## Work instructions
Images are not part of the copy; transcribe all the data exactly.

## Supplied data
#####
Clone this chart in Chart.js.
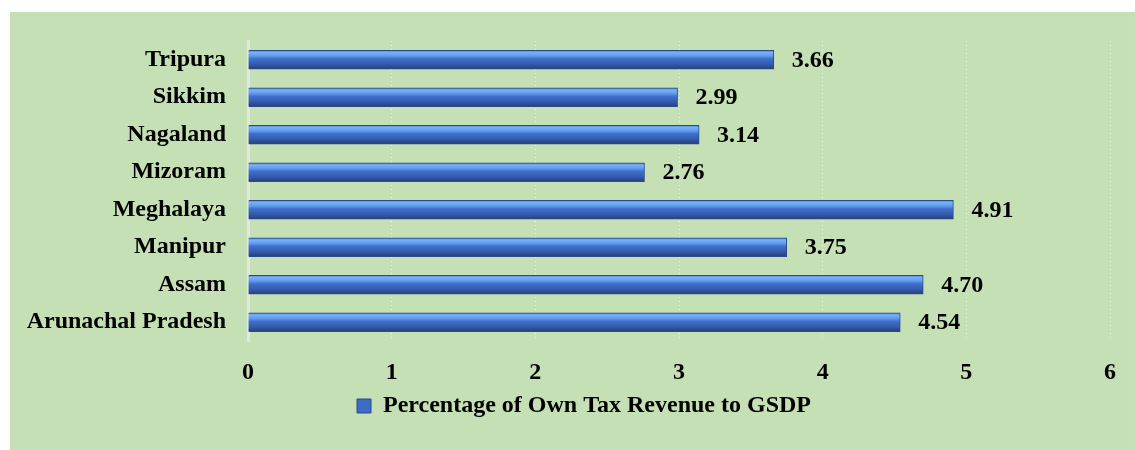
<!DOCTYPE html>
<html>
<head>
<meta charset="utf-8">
<script src="https://cdn.jsdelivr.net/npm/chart.js@4.4.0/dist/chart.umd.min.js"></script>
<style>
  html, body { margin: 0; background: #fff; }
  #wrap { position: absolute; left: 10px; top: 12px; width: 1125px; height: 438px; background: #c5e0b4; }
</style>
</head>
<body>
<div id="wrap"><canvas id="myBarChart"></canvas></div>
<script>
const states = ['Arunachal Pradesh', 'Assam', 'Manipur', 'Meghalaya', 'Mizoram', 'Nagaland', 'Sikkim', 'Tripura'];
const taxShare = [4.54, 4.70, 3.75, 4.91, 2.76, 3.14, 2.99, 3.66];
const xTicks = [0, 1, 2, 3, 4, 5, 6];
const seriesName = 'Percentage of Own Tax Revenue to GSDP';

const serif = "'Liberation Serif', 'Times New Roman', serif";

function shade(ctx, top, bottom) {
  const g = ctx.createLinearGradient(0, top, 0, bottom);
  g.addColorStop(0, '#4a7fd6');
  g.addColorStop(0.12, '#78b2f7');
  g.addColorStop(0.3, '#619aec');
  g.addColorStop(0.45, '#3f71cd');
  g.addColorStop(0.75, '#3459ab');
  g.addColorStop(1, '#243f78');
  return g;
}

// 3D-ish look: gradient across the bar thickness, set once bars are placed
const barShading = {
  id: 'barShading',
  afterLayout(chart) {
    // legend sits a bit right of the canvas centre in the original
    chart.legend.left += 24;
    chart.legend.right += 24;
  },
  beforeDatasetsDraw(chart) {
    const ctx = chart.ctx;
    chart.getDatasetMeta(0).data.forEach(bar => {
      const h = bar.height / 2;
      bar.options = Object.assign({}, bar.options, { backgroundColor: shade(ctx, bar.y - h, bar.y + h) });
    });
  }
};

const barValueLabels = {
  id: 'barValueLabels',
  afterDatasetsDraw(chart) {
    const ctx = chart.ctx;
    const meta = chart.getDatasetMeta(0);
    ctx.save();
    ctx.font = 'bold 24px ' + serif;
    ctx.fillStyle = '#000';
    ctx.textAlign = 'left';
    ctx.textBaseline = 'middle';
    meta.data.forEach((bar, i) => {
      ctx.fillText(taxShare[i].toFixed(2), bar.x + 18, bar.y + 1);
    });
    ctx.restore();
  }
};

function createChart() {
  const ctx = document.getElementById('myBarChart').getContext('2d');
  new Chart(ctx, {
    type: 'bar',
    data: {
      labels: states,
      datasets: [{
        label: seriesName,
        data: taxShare,
        backgroundColor: '#3d6cc4',
        borderColor: '#2b4a86',
        borderWidth: 1,
        barThickness: 19
      }]
    },
    plugins: [barShading, barValueLabels],
    options: {
      indexAxis: 'y',
      responsive: true,
      maintainAspectRatio: false,
      animation: false,
      layout: { padding: { top: 29, right: 25, bottom: 22, left: 0 } },
      scales: {
        x: {
          min: xTicks[0],
          max: xTicks[xTicks.length - 1],
          afterFit: function (scale) { scale.height = 43; },
          ticks: {
            stepSize: 1,
            padding: 17,
            color: '#000',
            font: { family: serif, size: 24, weight: 'bold' }
          },
          grid: { color: 'rgba(255,255,255,0.6)', lineWidth: 1, drawTicks: false },
          border: { display: false, dash: [1, 3] }
        },
        y: {
          reverse: true,
          afterFit: function (scale) {
            scale.width = 238;
            scale.paddingTop = 0;
            scale.paddingBottom = 0;
          },
          ticks: {
            padding: 22,
            color: '#000',
            font: { family: serif, size: 24, weight: 'bold' }
          },
          grid: { display: false, drawTicks: false },
          border: { display: true, color: '#e3e8df', width: 3 }
        }
      },
      plugins: {
        legend: {
          position: 'bottom',
          labels: {
            boxWidth: 14,
            boxHeight: 14,
            color: '#000',
            font: { family: serif, size: 24, weight: 'bold' }
          }
        },
        tooltip: { enabled: false }
      }
    }
  });
}

window.onload = createChart;
</script>
</body>
</html>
#####
## Result of the exercise
Clone this chart in Chart.js.
<!DOCTYPE html>
<html>
<head>
<meta charset="utf-8">
<script src="https://cdn.jsdelivr.net/npm/chart.js@4.4.0/dist/chart.umd.min.js"></script>
<style>
  html, body { margin: 0; background: #fff; }
  #wrap { position: absolute; left: 10px; top: 12px; width: 1125px; height: 438px; background: #c5e0b4; }
</style>
</head>
<body>
<div id="wrap"><canvas id="myBarChart"></canvas></div>
<script>
const states = ['Arunachal Pradesh', 'Assam', 'Manipur', 'Meghalaya', 'Mizoram', 'Nagaland', 'Sikkim', 'Tripura'];
const taxShare = [4.54, 4.70, 3.75, 4.91, 2.76, 3.14, 2.99, 3.66];
const xTicks = [0, 1, 2, 3, 4, 5, 6];
const seriesName = 'Percentage of Own Tax Revenue to GSDP';

const serif = "'Liberation Serif', 'Times New Roman', serif";

function shade(ctx, top, bottom) {
  const g = ctx.createLinearGradient(0, top, 0, bottom);
  g.addColorStop(0, '#4a7fd6');
  g.addColorStop(0.12, '#78b2f7');
  g.addColorStop(0.3, '#619aec');
  g.addColorStop(0.45, '#3f71cd');
  g.addColorStop(0.75, '#3459ab');
  g.addColorStop(1, '#243f78');
  return g;
}

// 3D-ish look: gradient across the bar thickness, set once bars are placed
const barShading = {
  id: 'barShading',
  afterLayout(chart) {
    // legend sits a bit right of the canvas centre in the original
    chart.legend.left += 24;
    chart.legend.right += 24;
  },
  beforeDatasetsDraw(chart) {
    const ctx = chart.ctx;
    chart.getDatasetMeta(0).data.forEach(bar => {
      const h = bar.height / 2;
      bar.options = Object.assign({}, bar.options, { backgroundColor: shade(ctx, bar.y - h, bar.y + h) });
    });
  }
};

const barValueLabels = {
  id: 'barValueLabels',
  afterDatasetsDraw(chart) {
    const ctx = chart.ctx;
    const meta = chart.getDatasetMeta(0);
    ctx.save();
    ctx.font = 'bold 24px ' + serif;
    ctx.fillStyle = '#000';
    ctx.textAlign = 'left';
    ctx.textBaseline = 'middle';
    meta.data.forEach((bar, i) => {
      ctx.fillText(taxShare[i].toFixed(2), bar.x + 18, bar.y + 1);
    });
    ctx.restore();
  }
};

function createChart() {
  const ctx = document.getElementById('myBarChart').getContext('2d');
  new Chart(ctx, {
    type: 'bar',
    data: {
      labels: states,
      datasets: [{
        label: seriesName,
        data: taxShare,
        backgroundColor: '#3d6cc4',
        borderColor: '#2b4a86',
        borderWidth: 1,
        barThickness: 19
      }]
    },
    plugins: [barShading, barValueLabels],
    options: {
      indexAxis: 'y',
      responsive: true,
      maintainAspectRatio: false,
      animation: false,
      layout: { padding: { top: 29, right: 25, bottom: 22, left: 0 } },
      scales: {
        x: {
          min: xTicks[0],
          max: xTicks[xTicks.length - 1],
          afterFit: function (scale) { scale.height = 43; },
          ticks: {
            stepSize: 1,
            padding: 17,
            color: '#000',
            font: { family: serif, size: 24, weight: 'bold' }
          },
          grid: { color: 'rgba(255,255,255,0.6)', lineWidth: 1, drawTicks: false },
          border: { display: false, dash: [1, 3] }
        },
        y: {
          reverse: true,
          afterFit: function (scale) {
            scale.width = 238;
            scale.paddingTop = 0;
            scale.paddingBottom = 0;
          },
          ticks: {
            padding: 22,
            color: '#000',
            font: { family: serif, size: 24, weight: 'bold' }
          },
          grid: { display: false, drawTicks: false },
          border: { display: true, color: '#e3e8df', width: 3 }
        }
      },
      plugins: {
        legend: {
          position: 'bottom',
          labels: {
            boxWidth: 14,
            boxHeight: 14,
            color: '#000',
            font: { family: serif, size: 24, weight: 'bold' }
          }
        },
        tooltip: { enabled: false }
      }
    }
  });
}

window.onload = createChart;
</script>
</body>
</html>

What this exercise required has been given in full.